Τhis dataspace is part of the COST Action CA15211, Atmospheric Electricity Network: coupling with the Earth System, climate and biological systems (Electronet). The Action is funded by the Horizon 2020 Framework Programme of the European Union via COST.
Action brief description
An atmospheric electric field (AEF) of 100 V/m to several kV/m exists in the atmosphere, resulting from a global electric circuit extending from the surface to the lower ionospheric layers. The study of many environmental processes can benefit substantially by the inclusion of atmospheric electricity. Such processes include, but are not limited to, earthquakes, aerosols / clouds and climate, sun-earth interactions, air pollution, lightning etc. Further, there is emerging evidence that AEF variations may interfere with biological processes, including human brain function. To overcome the lack of coordination of different research efforts in these fields, the Action aims to involve and integrate existing resources in the field of atmospheric electricity, create a network, enhance interaction and create the necessary critical mass of researchers and facilities and thus contribute to the improvement of our understanding of a number of processes that lie at the interface of solid earth, environmental, biological, climatic and solar/terrestrial sciences.
The earth system is like a giant capacitor, its two plates being the ionosphere and earth’s surface. There is a constant vertical potential difference between these two plates in the earth’s atmosphere, named the Potential Gradient (PG), which is around 100-200 V/m near the surface of the earth during fair weather conditions, but can exceed 10,000 V/m during thunderstorms. PG can be influenced by, among others, natural ionizing radiation (e.g. from radon), various solar events (which change the ionospheric currents), air pollution, dust, volcanic ash etc. During the last decade, a number of studies also linked fluctuations in PG, VLF/ELF EM fields, and ionospheric perturbations with earthquake precursor signals. Further, the PG can influence a number of very important climate-relevant processes, namely the nucleation rate of atmospheric aerosols, also those acting as cloud condensation nuclei (CCN), and hence has the potential to interfere with the climate system. Within this natural electromagnetic field, there is a set of extremely low frequency (ELF) spectrum peaks called Schumann Resonances (SR), which are very close to the spectrum peaks of the neural activity of the human brain. There are a number of studies pointing to PG and SR influence on human well-being (depressions, etc). Further, there are studies linking bee and other animal activity to electric fields.
Despite the relevance of AEF to these important processes, which are relevant also for the European citizen, it remains poorly studied. There are some groups in Europe involved in the study of atmospheric electricity, each focusing on only one or two aspects of its coupling to the Earth and climate system. Integrating all their research and knowledge is essential in order to progress this promising field of research. Additionally, PG is a global phenomenon linked to the global electric circuit, therefore it’s essential to have a wide variety of measurements at a number of locations around the world in order to understand its temporal and spatial evolution.

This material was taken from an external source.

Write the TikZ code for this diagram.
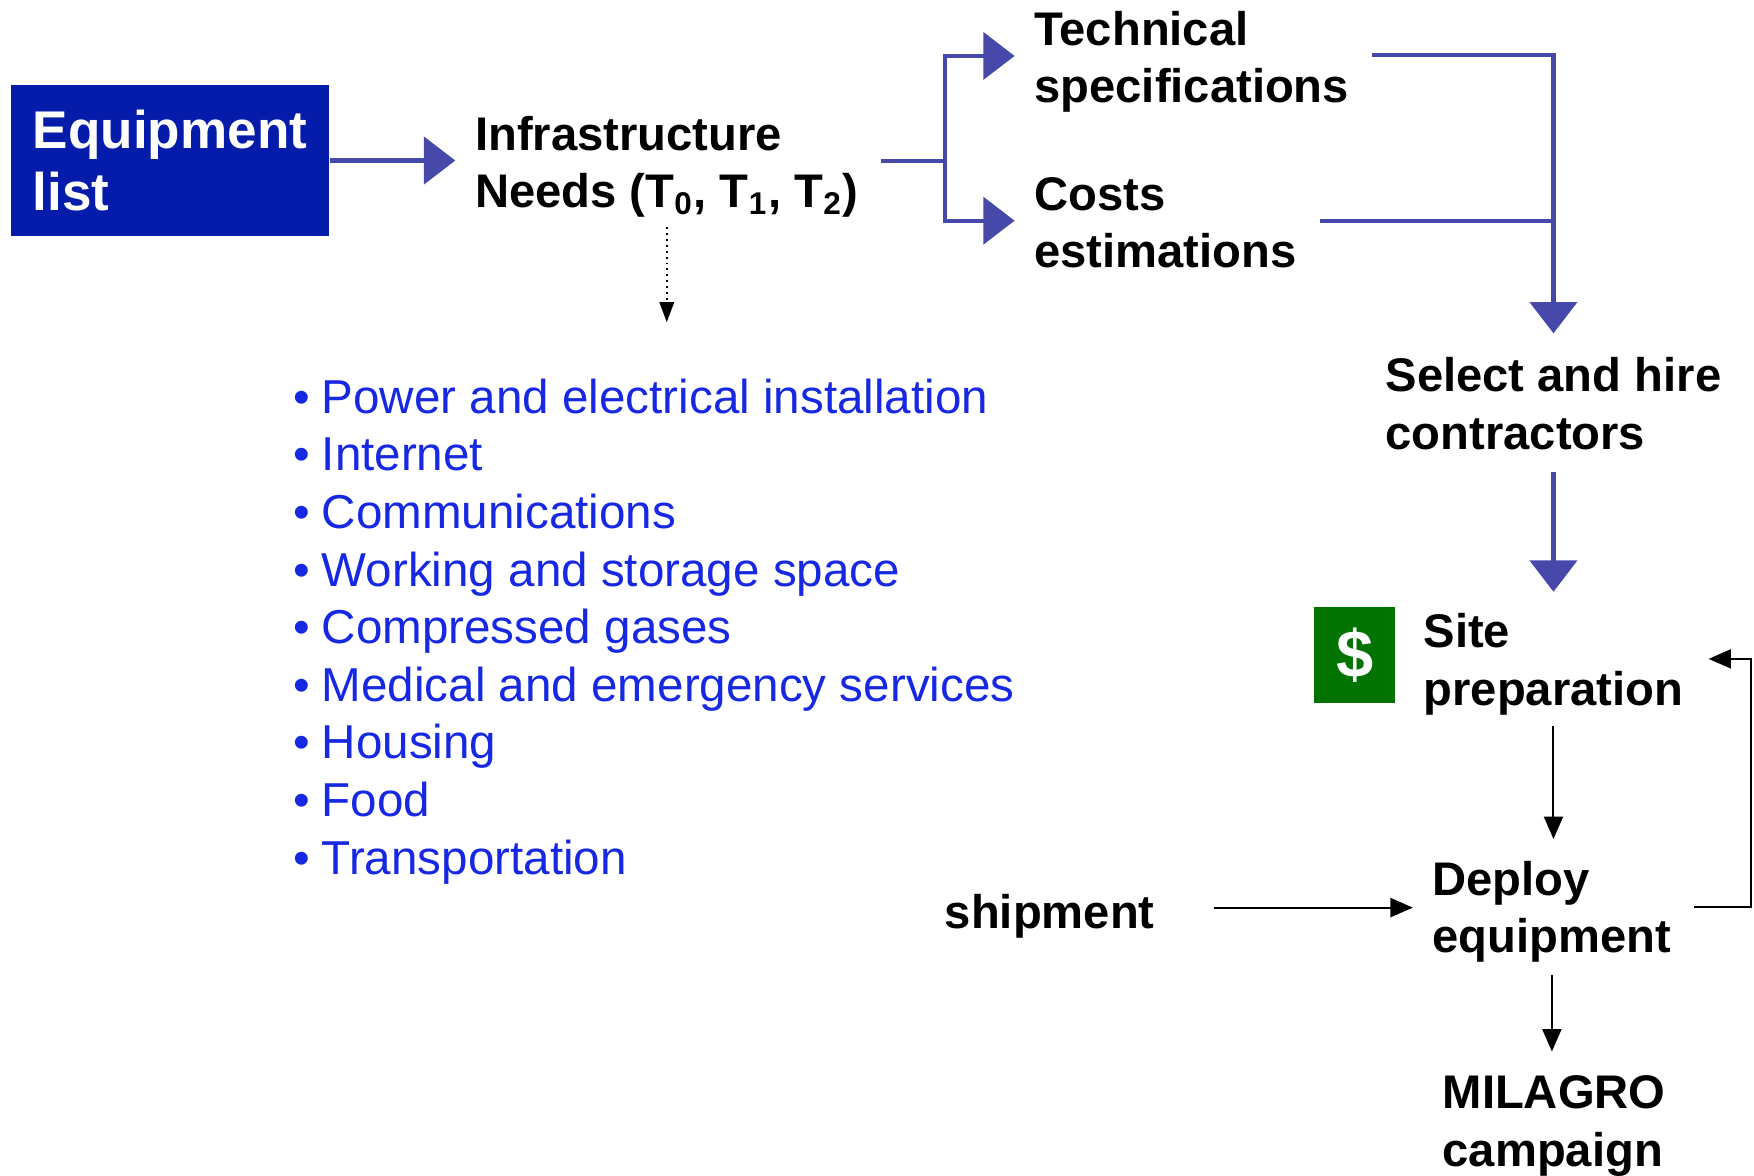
\documentclass[tikz,border=0pt]{standalone}
\usepackage{fontspec}
\setmainfont{Liberation Sans}
\usetikzlibrary{positioning, arrows.meta}
\definecolor{listblue}{RGB}{5,28,170}
\definecolor{flowblue}{RGB}{70,72,170}
\definecolor{itemblue}{RGB}{22,40,225}
\definecolor{dollargreen}{RGB}{0,115,0}
\newcommand{\itm}[1]{\makebox[0.25cm][l]{\textbullet}#1}

\begin{document}
\begin{tikzpicture}[
    lbl/.style={anchor=north west, inner sep=0pt, align=left, font=\fontsize{12pt}{14.6pt}\selectfont\bfseries},
    bluearrow/.style={draw=flowblue, line width=1.1pt, -{Triangle[length=0.28cm,width=0.42cm]}},
    blueline/.style={draw=flowblue, line width=1.1pt},
    blkarrow/.style={line width=0.5pt, -{Triangle[length=0.2cm,width=0.17cm]}}
  ]
    \useasboundingbox (0,0) rectangle (15.68,-10.51);

    \node[fill=listblue, text=white, minimum width=2.84cm, minimum height=1.35cm, inner sep=0pt, align=left,
          font=\fontsize{13.5pt}{16pt}\selectfont\bfseries] (list) at (1.52,-1.435) {Equipment\\list};
    \node[lbl] (needs) at (4.24,-1.03) {Infrastructure\\Needs (T\textsubscript{0}, T\textsubscript{1}, T\textsubscript{2})};
    \node[lbl] (tech) at (9.24,-0.09) {Technical\\specifications};
    \node[lbl] (costs) at (9.24,-1.58) {Costs\\estimations};
    \node[lbl] (select) at (12.38,-3.19) {Select and hire\\contractors};
    \node[fill=dollargreen, text=white, minimum width=0.72cm, minimum height=0.85cm, inner sep=0pt,
          font=\fontsize{17pt}{20pt}\selectfont\bfseries] (dollar) at (12.11,-5.855) {\$};
    \node[lbl] (site) at (12.72,-5.48) {Site\\preparation};
    \node[lbl] (deploy) at (12.80,-7.69) {Deploy\\equipment};
    \node[lbl] (ship) at (8.44,-7.99) {shipment};
    \node[lbl] (milagro) at (12.89,-9.61) {MILAGRO\\campaign};

    \node[anchor=north west, inner sep=0pt, align=left, text=itemblue, font=\fontsize{12.1pt}{14.65pt}\selectfont] (items) at (2.62,-3.38) {%
        \itm{Power and electrical installation}\\
        \itm{Internet}\\
        \itm{Communications}\\
        \itm{Working and storage space}\\
        \itm{Compressed gases}\\
        \itm{Medical and emergency services}\\
        \itm{Housing}\\
        \itm{Food}\\
        \itm{Transportation}};

    \coordinate (fork) at (8.45,-1.44);

    \draw[bluearrow, shorten >=0.17cm] (list.east) -- (list.east -| needs.west);
    \draw[line width=0.5pt, densely dotted, -{Triangle[length=0.18cm,width=0.13cm]}, shorten <=0.08cm, shorten >=0.5cm] (needs.south) -- (needs.south |- items.north);
    \draw[blueline, shorten <=0.19cm] (needs.east |- fork) -- (fork);
    \draw[bluearrow, shorten >=0.17cm] (fork) |- ([yshift=0.05cm]tech.west);
    \draw[bluearrow, shorten >=0.17cm] (fork) |- ([yshift=0.02cm]costs.west);
    \draw[bluearrow, shorten <=0.2cm, shorten >=0.21cm] ([yshift=0.06cm]tech.east) -| (select.north);
    \draw[blueline, shorten <=0.2cm] ([yshift=0.02cm]costs.east) -- ([yshift=0.02cm]costs.east -| select.north);
    \draw[bluearrow, shorten <=0.19cm, shorten >=0.19cm] (select.south) -- (select.south |- site.north);
    \draw[blkarrow, shorten <=0.09cm, shorten >=0.19cm] (site.south) -- (site.south |- deploy.north);
    \draw[blkarrow, shorten <=0.52cm, shorten >=0.17cm] ([yshift=0.08cm]ship.east) -- ([yshift=0.08cm]ship.east -| deploy.west);
    \draw[blkarrow, shorten >=0.22cm] ([xshift=0.2cm,yshift=0.04cm]deploy.east) -- ++(0.51,0) |- ([yshift=0.05cm]site.east);
    \draw[blkarrow, shorten <=0.11cm, shorten >=0.21cm] (deploy.south) -- (deploy.south |- milagro.north);
\end{tikzpicture}
\end{document}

This COST Action is launched in order to exploit existing human and facility/instrumental potential available in Europe for the study of the atmospheric electric field and its connections with environmental radioactivity, atmospheric aerosols/clouds and climate, the human well-being and other biological proccesses, as well as various natural or man-made hazards such as thunderstorms, earthquakes, pollution episodes, volcanic ash, fire and dust plumes, nuclear accidents and solar impacts. As outlined above, a number of studies in the past 20 years have demonstrated the use and/or potential of the atmospheric electric field as a pollution proxy, a means for atmospheric radioactivity detection, solar activity monitoring, earthquake precursor, volcanic ash detection and thunderstorm recognition. Despite this, and despite the fact that there is great unexplored potential from synergistic studies of atmospheric electricity with other interdisciplinary environmental processes, progress has been rather slow. This is due, on the one hand, to the fragmentation in the research landscape, and on the other hand, the limited, up to now, EU-level funding in the area, the latter resulting from the former. Another reason might be the great level of interdisciplinarity in the involved research issues, which, in the context of the European Research Area (ERA), is an important advantage.
The main objective of ELECTRONET is to improve knowledge of the multiple effects and interconnections of the atmospheric electric field, including those on biological systems, and its interconnections with other important components of the earth system by enhancing the interactions between national research teams and projects, exploiting the European-level potential and creating a EU-level network AEF facility.